Now that information has been moved to the bottom of the sign-up screen, in fine print and grey font. When you view an app on the App Centre, there's just a single button - 'go to app' or 'play game', with no 'cancel' option. To avoid signing up for things you don't want, click the Facebook button at the top left to take you out of the App Centre.
While on Facebook, there's a new app for iPhones and iPads. It's faster than the old version and you can now create an event right from your phone or tablet.
SMART MONEY ON PHONES
This month is a big one for phones. Nokia is expected to announce its Windows Phone 8 handsets this week, and Apple should be announcing its new iPhone next week. At PC World, we've seen information from Chinese suppliers to suggest the new iPhone will be taller, with a bigger 10-centimetre screen, a smaller power/dock connector, and a two-tone back cover.
In New Zealand, smartphones are finally getting affordable.

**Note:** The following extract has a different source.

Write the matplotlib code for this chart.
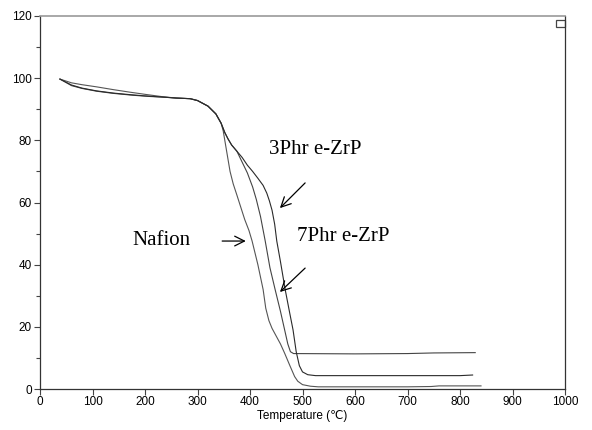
import matplotlib
matplotlib.use("Agg")
import matplotlib.pyplot as plt
from matplotlib.patches import Rectangle

# ---- data ----
T_naf = [38, 60, 80, 108, 140, 171, 200, 235, 260, 286, 300, 320, 335, 345, 349,
         355, 362, 368, 375, 390, 398, 404, 415, 425, 430, 436, 442, 450, 458, 466,
         476, 485, 491, 500, 515, 530, 600, 700, 745, 760, 840]
W_naf = [99.7, 98.5, 97.9, 97.2, 96.3, 95.5, 94.8, 94.0, 93.6, 93.4, 92.8, 91.0, 88.5, 85.5, 83.0,
         77.0, 70.0, 66.0, 62.4, 54.5, 51.0, 47.6, 40.0, 32.0, 26.0, 22.0, 19.5, 17.0, 14.5, 11.5,
         7.5, 4.0, 2.5, 1.4, 0.9, 0.7, 0.7, 0.7, 0.8, 1.0, 1.0]

T_7 = [38, 60, 80, 108, 140, 177, 210, 235, 260, 286, 300, 320, 335, 345, 352, 358, 365, 375,
       385, 395, 405, 412, 420, 429, 438, 448, 458, 466, 472, 477, 483, 600, 700, 750, 829]
W_7 = [99.7, 97.6, 96.7, 95.8, 95.1, 94.5, 94.1, 93.9, 93.6, 93.4, 92.8, 91.0, 88.5, 85.5, 82.5, 80.5, 78.5, 76.5,
       73.0, 69.5, 65.0, 61.0, 55.5, 47.6, 39.0, 31.9, 25.0, 19.0, 14.5, 12.0, 11.4, 11.3, 11.4, 11.6, 11.7]

T_3 = [38, 60, 80, 108, 140, 171, 200, 235, 260, 286, 300, 320, 335, 345, 352, 358, 365, 375,
       385, 395, 405, 415, 425, 432, 437, 442, 447, 451, 458, 467, 475, 482, 488, 494, 500, 510,
       525, 600, 700, 800, 824]
W_3 = [99.7, 97.8, 96.8, 95.9, 95.2, 94.7, 94.3, 93.9, 93.6, 93.4, 92.8, 91.0, 88.5, 85.5, 82.5, 80.5, 78.5, 76.5,
       74.5, 72.0, 70.0, 67.8, 65.5, 63.0, 60.5, 57.5, 53.0, 47.6, 41.0, 32.0, 25.0, 19.0, 12.0, 7.5, 5.5, 4.6,
       4.3, 4.3, 4.3, 4.3, 4.5]

x_ticks = [0, 100, 200, 300, 400, 500, 600, 700, 800, 900, 1000]
y_ticks = [0, 20, 40, 60, 80, 100, 120]
x_label = "Temperature (℃)"

labels = ["Nafion", "3Phr e-ZrP", "7Phr e-ZrP"]

# ---- figure ----
fig = plt.figure(figsize=(5.92, 4.30), dpi=100)
ax = fig.add_axes([40 / 592, 1 - 389 / 430, 525 / 592, 373 / 430])

ax.plot(T_naf, W_naf, color="#555555", lw=0.8)
ax.plot(T_7, W_7, color="#444444", lw=0.8)
ax.plot(T_3, W_3, color="#2a2a2a", lw=0.8)

ax.set_xlim(0, 1000)
ax.set_ylim(0, 120)
ax.set_xticks(x_ticks)
ax.set_yticks(y_ticks)
ax.set_yticks(range(10, 120, 20), minor=True)

tick_font = {"family": ["Liberation Sans", "DejaVu Sans"], "size": 8.5}
ax.set_xticklabels([str(v) for v in x_ticks], fontdict=tick_font)
ax.set_yticklabels([str(v) for v in y_ticks], fontdict=tick_font)
ax.tick_params(axis="both", which="both", direction="out", color="#444444", width=0.8)
ax.tick_params(axis="both", which="major", length=4, pad=2)
ax.tick_params(axis="x", which="major", pad=1)
ax.tick_params(axis="y", which="minor", length=3)
ax.set_xlabel(x_label, family=["Liberation Sans", "DejaVu Sans"], fontsize=8.5, labelpad=0)
ax.xaxis.set_label_coords(0.5, -0.056)

for s in ["left", "bottom", "right"]:
    ax.spines[s].set_color("#333333")
    ax.spines[s].set_linewidth(0.9)
ax.spines["top"].set_color("#999999")
ax.spines["top"].set_linewidth(1.2)

# small empty legend box at top right
ax.add_patch(Rectangle((0.982, 0.970), 0.018, 0.018, transform=ax.transAxes,
                       fill=False, edgecolor="#444444", lw=0.9, clip_on=False))

serif = ["Liberation Serif", "DejaVu Serif"]
ax.text(232, 47.9, labels[0], family=serif, fontsize=15, ha="center", va="center")
ax.text(524, 76.9, labels[1], family=serif, fontsize=15, ha="center", va="center")
ax.text(577, 49.2, labels[2], family=serif, fontsize=15, ha="center", va="center")

arrow = dict(arrowstyle="->,head_length=0.7,head_width=0.35", color="black", lw=0.9,
             shrinkA=0, shrinkB=0)
ax.annotate("", xy=(392, 47.6), xytext=(347, 47.6), arrowprops=arrow)
ax.annotate("", xy=(457, 58.2), xytext=(505, 66.3), arrowprops=arrow)
ax.annotate("", xy=(457, 31.2), xytext=(505, 38.9), arrowprops=arrow)

fig.savefig("out.png", dpi=100)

Until recently, I've felt many smartphone handsets were overpriced. Even cheaper models were not worth spending your hard-earned cash on. In most cases, I think even a $100 price drop on most handsets might have encouraged more people to try them. But things are changing.
PC World recently tested 14 smartphones costing less than $400 and found that, even under $200, you can get a decent one.
What do you get for less than $200? A phone that can handle email and internet, with enough storage space to install a few of your favourite apps. You can play simple games, such as Angry Birds, but more interactive games aren't possible. You'll get a screen just under 7½ cm, which can make typing on the on-screen keyboard a little cramped, and low screen resolution can make text in emails and on internet pages seem blocky. Our Editor's Choice, the Vodafone Smart II ($199), has a bigger screen, better screen resolution and is faster than most.
Pay a little more and, for $200 to $400, you'll get longer battery life, a bigger screen and more space and power for apps. Overall, the Sony Xperia U at $399 was the best of the affordable bunch. No phone at that price is perfect but it can be good value.
Zara Baxter edits New Zealand PC World and has been reviewing gadgets for more than 15 years.